⟨
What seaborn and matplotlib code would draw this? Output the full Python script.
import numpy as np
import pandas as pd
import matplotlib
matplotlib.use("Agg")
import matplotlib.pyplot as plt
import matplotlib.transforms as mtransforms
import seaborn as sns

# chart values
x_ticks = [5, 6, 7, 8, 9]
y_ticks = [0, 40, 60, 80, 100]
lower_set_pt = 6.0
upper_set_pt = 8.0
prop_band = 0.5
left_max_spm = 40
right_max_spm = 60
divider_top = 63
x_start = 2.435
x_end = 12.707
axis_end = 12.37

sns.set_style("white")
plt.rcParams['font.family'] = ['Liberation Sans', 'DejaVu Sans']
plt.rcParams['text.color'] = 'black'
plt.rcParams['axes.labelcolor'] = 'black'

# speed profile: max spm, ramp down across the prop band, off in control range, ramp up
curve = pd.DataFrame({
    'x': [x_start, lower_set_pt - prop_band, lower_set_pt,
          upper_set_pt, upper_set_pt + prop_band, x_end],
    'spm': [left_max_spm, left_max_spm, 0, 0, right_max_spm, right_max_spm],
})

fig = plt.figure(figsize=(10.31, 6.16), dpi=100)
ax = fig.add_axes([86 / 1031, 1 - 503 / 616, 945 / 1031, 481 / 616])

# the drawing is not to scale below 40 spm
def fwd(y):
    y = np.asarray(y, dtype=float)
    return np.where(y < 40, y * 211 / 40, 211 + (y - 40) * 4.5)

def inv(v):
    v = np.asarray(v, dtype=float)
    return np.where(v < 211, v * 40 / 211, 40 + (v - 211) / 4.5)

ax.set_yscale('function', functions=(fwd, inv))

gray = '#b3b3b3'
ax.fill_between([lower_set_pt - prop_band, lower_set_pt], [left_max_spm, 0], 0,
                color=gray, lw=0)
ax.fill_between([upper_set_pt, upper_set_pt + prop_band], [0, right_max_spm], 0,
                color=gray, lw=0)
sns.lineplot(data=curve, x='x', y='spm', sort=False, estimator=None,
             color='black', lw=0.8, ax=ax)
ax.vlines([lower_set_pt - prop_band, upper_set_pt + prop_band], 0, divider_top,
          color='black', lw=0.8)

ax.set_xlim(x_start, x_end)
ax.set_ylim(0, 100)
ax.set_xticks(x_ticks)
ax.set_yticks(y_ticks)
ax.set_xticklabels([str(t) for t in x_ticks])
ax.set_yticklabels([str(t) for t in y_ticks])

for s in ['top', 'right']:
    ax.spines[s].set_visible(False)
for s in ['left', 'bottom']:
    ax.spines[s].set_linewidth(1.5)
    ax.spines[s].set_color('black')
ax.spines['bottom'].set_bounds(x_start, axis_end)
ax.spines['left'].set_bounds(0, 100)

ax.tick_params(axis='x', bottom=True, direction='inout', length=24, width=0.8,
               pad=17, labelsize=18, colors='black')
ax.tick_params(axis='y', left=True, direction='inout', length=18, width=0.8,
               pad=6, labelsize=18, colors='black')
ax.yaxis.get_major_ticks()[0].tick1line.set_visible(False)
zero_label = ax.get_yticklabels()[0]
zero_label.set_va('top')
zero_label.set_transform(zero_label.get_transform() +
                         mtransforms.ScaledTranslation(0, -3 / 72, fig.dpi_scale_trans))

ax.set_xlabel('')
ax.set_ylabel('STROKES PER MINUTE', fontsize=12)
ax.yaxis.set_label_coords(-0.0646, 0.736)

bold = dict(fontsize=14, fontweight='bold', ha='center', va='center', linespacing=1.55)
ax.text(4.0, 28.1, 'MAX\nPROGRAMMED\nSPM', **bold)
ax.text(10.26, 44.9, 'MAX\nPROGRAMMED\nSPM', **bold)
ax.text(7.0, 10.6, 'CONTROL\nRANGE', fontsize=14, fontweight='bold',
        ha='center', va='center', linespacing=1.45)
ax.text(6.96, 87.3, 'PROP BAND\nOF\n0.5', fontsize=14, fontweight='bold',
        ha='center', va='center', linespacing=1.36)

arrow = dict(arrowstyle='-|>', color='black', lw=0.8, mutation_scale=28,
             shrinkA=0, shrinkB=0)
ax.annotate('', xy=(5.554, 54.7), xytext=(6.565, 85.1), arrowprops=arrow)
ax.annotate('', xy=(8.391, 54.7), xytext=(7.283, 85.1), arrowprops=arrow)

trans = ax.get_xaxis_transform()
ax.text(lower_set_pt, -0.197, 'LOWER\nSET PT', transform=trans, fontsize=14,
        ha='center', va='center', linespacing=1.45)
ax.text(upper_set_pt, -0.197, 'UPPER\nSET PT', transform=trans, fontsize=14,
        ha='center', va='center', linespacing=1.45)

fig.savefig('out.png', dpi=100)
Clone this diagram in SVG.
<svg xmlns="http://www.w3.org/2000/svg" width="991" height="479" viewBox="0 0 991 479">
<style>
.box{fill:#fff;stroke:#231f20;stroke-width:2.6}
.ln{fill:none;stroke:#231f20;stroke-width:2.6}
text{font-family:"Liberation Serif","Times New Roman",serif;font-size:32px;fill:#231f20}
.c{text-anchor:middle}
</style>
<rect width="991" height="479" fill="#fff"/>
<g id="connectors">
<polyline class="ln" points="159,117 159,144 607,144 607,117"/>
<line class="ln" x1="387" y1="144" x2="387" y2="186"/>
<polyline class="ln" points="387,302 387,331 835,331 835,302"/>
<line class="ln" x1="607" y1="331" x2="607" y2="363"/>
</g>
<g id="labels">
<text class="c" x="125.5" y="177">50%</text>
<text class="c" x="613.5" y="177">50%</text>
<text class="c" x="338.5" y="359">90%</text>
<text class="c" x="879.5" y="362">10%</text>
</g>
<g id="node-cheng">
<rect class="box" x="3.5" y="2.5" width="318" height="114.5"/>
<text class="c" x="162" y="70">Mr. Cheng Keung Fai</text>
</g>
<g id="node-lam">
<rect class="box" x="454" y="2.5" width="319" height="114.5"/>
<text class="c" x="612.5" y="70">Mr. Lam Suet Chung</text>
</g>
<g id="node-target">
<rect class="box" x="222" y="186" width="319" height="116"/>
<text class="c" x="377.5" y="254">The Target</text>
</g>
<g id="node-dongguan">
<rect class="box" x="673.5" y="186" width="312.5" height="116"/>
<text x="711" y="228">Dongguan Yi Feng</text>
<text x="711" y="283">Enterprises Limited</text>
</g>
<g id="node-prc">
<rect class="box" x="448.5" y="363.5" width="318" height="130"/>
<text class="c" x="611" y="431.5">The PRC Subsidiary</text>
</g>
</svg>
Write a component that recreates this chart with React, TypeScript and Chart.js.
⟩
**INSTRUCTION**: Take the lines from the first line of the records through the line holding "color='black', lw=0.8)", both included, and please reproduce them exactly with nothing added.

**TASK RESPONSE**:
What seaborn and matplotlib code would draw this? Output the full Python script.
import numpy as np
import pandas as pd
import matplotlib
matplotlib.use("Agg")
import matplotlib.pyplot as plt
import matplotlib.transforms as mtransforms
import seaborn as sns

# chart values
x_ticks = [5, 6, 7, 8, 9]
y_ticks = [0, 40, 60, 80, 100]
lower_set_pt = 6.0
upper_set_pt = 8.0
prop_band = 0.5
left_max_spm = 40
right_max_spm = 60
divider_top = 63
x_start = 2.435
x_end = 12.707
axis_end = 12.37

sns.set_style("white")
plt.rcParams['font.family'] = ['Liberation Sans', 'DejaVu Sans']
plt.rcParams['text.color'] = 'black'
plt.rcParams['axes.labelcolor'] = 'black'

# speed profile: max spm, ramp down across the prop band, off in control range, ramp up
curve = pd.DataFrame({
    'x': [x_start, lower_set_pt - prop_band, lower_set_pt,
          upper_set_pt, upper_set_pt + prop_band, x_end],
    'spm': [left_max_spm, left_max_spm, 0, 0, right_max_spm, right_max_spm],
})

fig = plt.figure(figsize=(10.31, 6.16), dpi=100)
ax = fig.add_axes([86 / 1031, 1 - 503 / 616, 945 / 1031, 481 / 616])

# the drawing is not to scale below 40 spm
def fwd(y):
    y = np.asarray(y, dtype=float)
    return np.where(y < 40, y * 211 / 40, 211 + (y - 40) * 4.5)

def inv(v):
    v = np.asarray(v, dtype=float)
    return np.where(v < 211, v * 40 / 211, 40 + (v - 211) / 4.5)

ax.set_yscale('function', functions=(fwd, inv))

gray = '#b3b3b3'
ax.fill_between([lower_set_pt - prop_band, lower_set_pt], [left_max_spm, 0], 0,
                color=gray, lw=0)
ax.fill_between([upper_set_pt, upper_set_pt + prop_band], [0, right_max_spm], 0,
                color=gray, lw=0)
sns.lineplot(data=curve, x='x', y='spm', sort=False, estimator=None,
             color='black', lw=0.8, ax=ax)
ax.vlines([lower_set_pt - prop_band, upper_set_pt + prop_band], 0, divider_top,
          color='black', lw=0.8)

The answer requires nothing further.